Economist William Nordhaus of Yale University warns that these laws will only work for technologies that survive – which is not itself easy to predict. “History is written only about the victors”, he says. “Those technologies that didn’t make it in the market don't make it into the data set. This is one reason why it is so difficult to forecast which of many nascent energy technologies will survive.”

The future of some technologies will depend crucially on governmental policies, not just conventional market forces. For example, in climate-change technologies, in which Nordhaus specializes, he says that the evolution will depend on the future pricing policies of carbon emissions. “Some technologies, such as carbon capture and storage, won’t even get off the ground with a zero carbon price”, he says.

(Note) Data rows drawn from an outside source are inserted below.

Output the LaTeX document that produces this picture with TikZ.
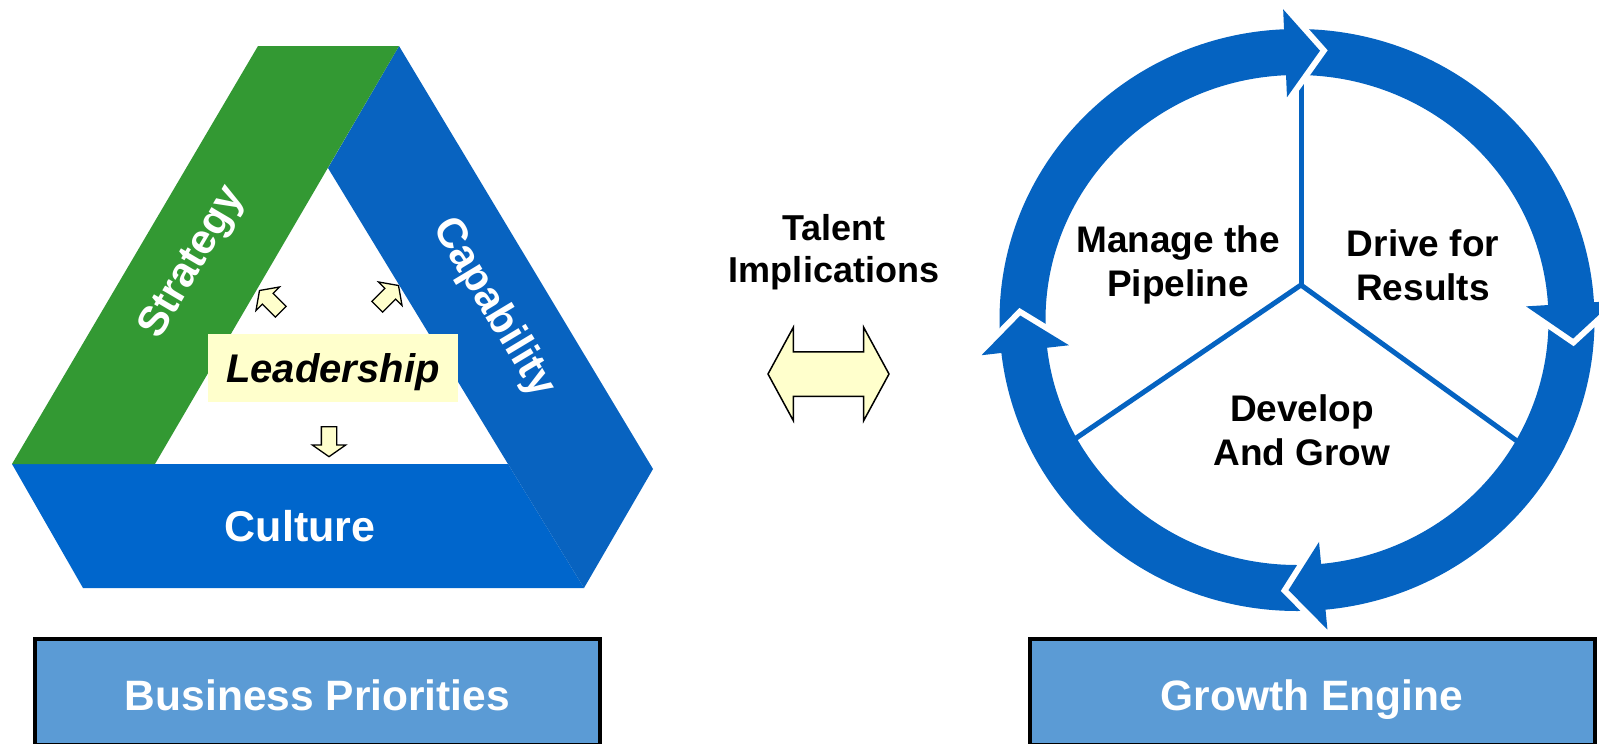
\documentclass[tikz,border=0pt]{standalone}
\usepackage{fontspec}
\setmainfont{Liberation Sans}
\usetikzlibrary{shapes.arrows,calc}
\definecolor{stratgreen}{RGB}{51,153,51}
\definecolor{capblue}{RGB}{8,99,192}
\definecolor{cultblue}{RGB}{0,102,204}
\definecolor{ringblue}{RGB}{5,99,193}
\definecolor{boxblue}{RGB}{91,155,213}
\definecolor{leadyellow}{RGB}{255,255,204}

\begin{document}
\begin{tikzpicture}[x=1pt, y=-1pt, line join=miter,
		every node/.style={inner sep=0pt, font=\bfseries},
		whitetext/.style={text=white, font=\fontsize{42}{48}\selectfont\bfseries},
		blacktext/.style={align=center, font=\fontsize{37}{44}\selectfont\bfseries},
		smallarrow/.style={single arrow, draw=black, fill=leadyellow, line width=1.3pt, minimum height=30pt, inner ysep=7pt, inner xsep=0pt, single arrow head extend=9pt, single arrow tip angle=110},
		labelbox/.style={draw=black, line width=4pt, fill=boxblue, minimum width=565pt, minimum height=106pt, text height=36pt, text depth=0pt, text=white, font=\fontsize{42.5}{48}\selectfont\bfseries},
		headgap/.style={white, line width=12pt}]
		\fill[white] (0,0) rectangle (1599,744);
		\useasboundingbox (0,0) rectangle (1599,744);
		
		% triangle
		\fill[cultblue] (12,464) -- (508,464) -- (584,588) -- (83,588) -- cycle;
		\fill[capblue] (399,46) -- (653,469) -- (584,588) -- (508,464) -- (328,168) -- cycle;
		\fill[stratgreen] (258,46) -- (399,46) -- (155,464) -- (12,464) -- cycle;
		\node[whitetext, rotate=59.5] (strategy) at (193,263) {Strategy};
		\node[whitetext, rotate=-59] (capability) at (493,308) {Capability};
		\node[whitetext, anchor=base, font=\fontsize{43}{48}\selectfont\bfseries] (culture) at (300,541) {Culture};
		
		\node[fill=leadyellow, minimum width=250pt, minimum height=68pt, text height=28pt, text depth=0pt, font=\fontsize{40}{44}\selectfont\bfseries\itshape] (lead) at (333,368) {Leadership};
		\node[smallarrow, rotate=135] (upleft) at (272,303) {};
		\node[smallarrow, rotate=45] (upright) at (386,298) {};
		\node[smallarrow, rotate=-90] (down) at (329,439) {};
		
		% middle
		\node[blacktext, font=\fontsize{36}{42}\selectfont\bfseries] (talent) at (834,251.7) {Talent\\Implications};
		\node[double arrow, draw=black, fill=leadyellow, line width=1.5pt, minimum height=121pt, inner ysep=21.5pt, inner xsep=0pt, double arrow head extend=24.5pt, double arrow tip angle=123] (link) at (828.5,374) {};
		
		% cycle
		\coordinate (hub) at (1297,320);
		\coordinate (join) at (1301,285);
		\coordinate (div1) at (1301,70);
		\coordinate (div2) at (1066,445);
		\coordinate (div3) at (1528,449);
		\draw[ringblue, line width=5pt] (join) -- (div1);
		\draw[ringblue, line width=5pt] (join) -- (div2);
		\draw[ringblue, line width=5pt] (join) -- (div3);
		\draw[ringblue, line width=46pt] (hub) ellipse[x radius=274.5pt, y radius=268pt];
		
		\coordinate (topout) at ($(hub)+(267.5:317.5 and 311)$);
		\coordinate (topin) at ($(hub)+(267.5:229.5 and 223)$);
		\coordinate (toptip) at ($(hub)+(267.5:274.5 and 268)+(357.5:35)$);
		\coordinate (rightout) at ($(hub)+(356.5:317.5 and 311)$);
		\coordinate (rightin) at ($(hub)+(356.5:229.5 and 223)$);
		\coordinate (righttip) at ($(hub)+(356.5:274.5 and 268)+(86.5:35)$);
		\coordinate (botout) at ($(hub)+(84.5:317.5 and 311)$);
		\coordinate (botin) at ($(hub)+(84.5:229.5 and 223)$);
		\coordinate (bottip) at ($(hub)+(84.5:274.5 and 268)+(174.5:35)$);
		\coordinate (leftout) at ($(hub)+(173.5:317.5 and 311)$);
		\coordinate (leftin) at ($(hub)+(173.5:229.5 and 223)$);
		\coordinate (lefttip) at ($(hub)+(173.5:274.5 and 268)+(263.5:35)$);
		
		\draw[headgap] (topout) -- (toptip) -- (topin);
		\fill[ringblue] (topout) -- (toptip) -- (topin) -- cycle;
		\draw[headgap] (rightout) -- (righttip) -- (rightin);
		\fill[ringblue] (rightout) -- (righttip) -- (rightin) -- cycle;
		\draw[headgap] (botout) -- (bottip) -- (botin);
		\fill[ringblue] (botout) -- (bottip) -- (botin) -- cycle;
		\draw[headgap] (leftout) -- (lefttip) -- (leftin);
		\fill[ringblue] (leftout) -- (lefttip) -- (leftin) -- cycle;
		
		\node[blacktext] (pipeline) at (1178,265) {Manage the\\Pipeline};
		\node[blacktext] (results) at (1423,265) {Drive for\\Results};
		\node[blacktext] (grow) at (1302,430.3) {Develop\\And Grow};
		
		% boxes
		\node[labelbox] (business) at (317.5,692) {Business Priorities};
		\node[labelbox] (growth) at (1312,692) {Growth Engine};
		
\end{tikzpicture}
\end{document}
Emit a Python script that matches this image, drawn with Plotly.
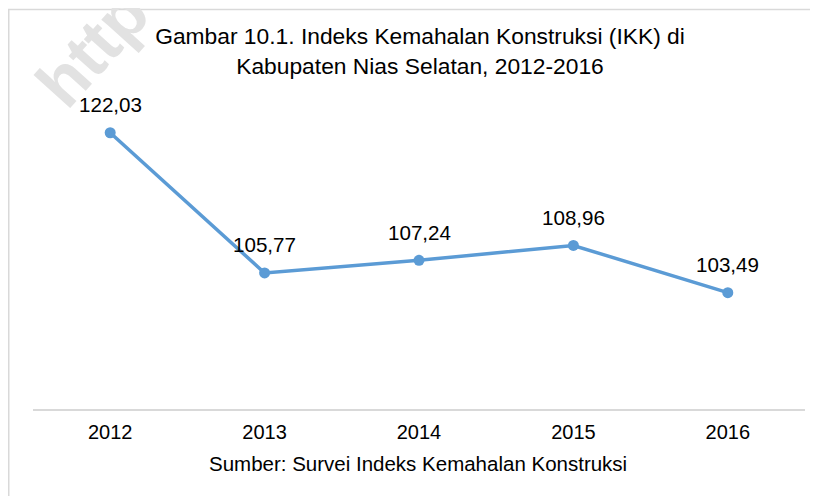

Estimating the potential costs of climate-change mitigation technologies is one of the prime applications the researchers envisage for their findings. A key question is whether costs will fall just as a matter of time, as Moore’s law implies, or whether stimulating growth by public policies (such as subsidies or taxes) that boost production might accelerate the fall, as Wright’s law implies.

The results seem to imply the latter, which is good news. “We have more control over these things than we might think”, says Farmer.

1. Nagy, B., Farmer, J. D., Bui, Q. M. & Trancik, J. E. PLoS ONE 8, e52669 (2013). [doi:10.1371/journal.pone.0052669]
2. Wright, T. P. J. Aeronaut. Sci. 10, 302-328 (1936).
3. Moore, G. E. Electr. Mag. 38 (1965).
4. Sahal, D. AIIE Trans. 11, 23-29 (1979).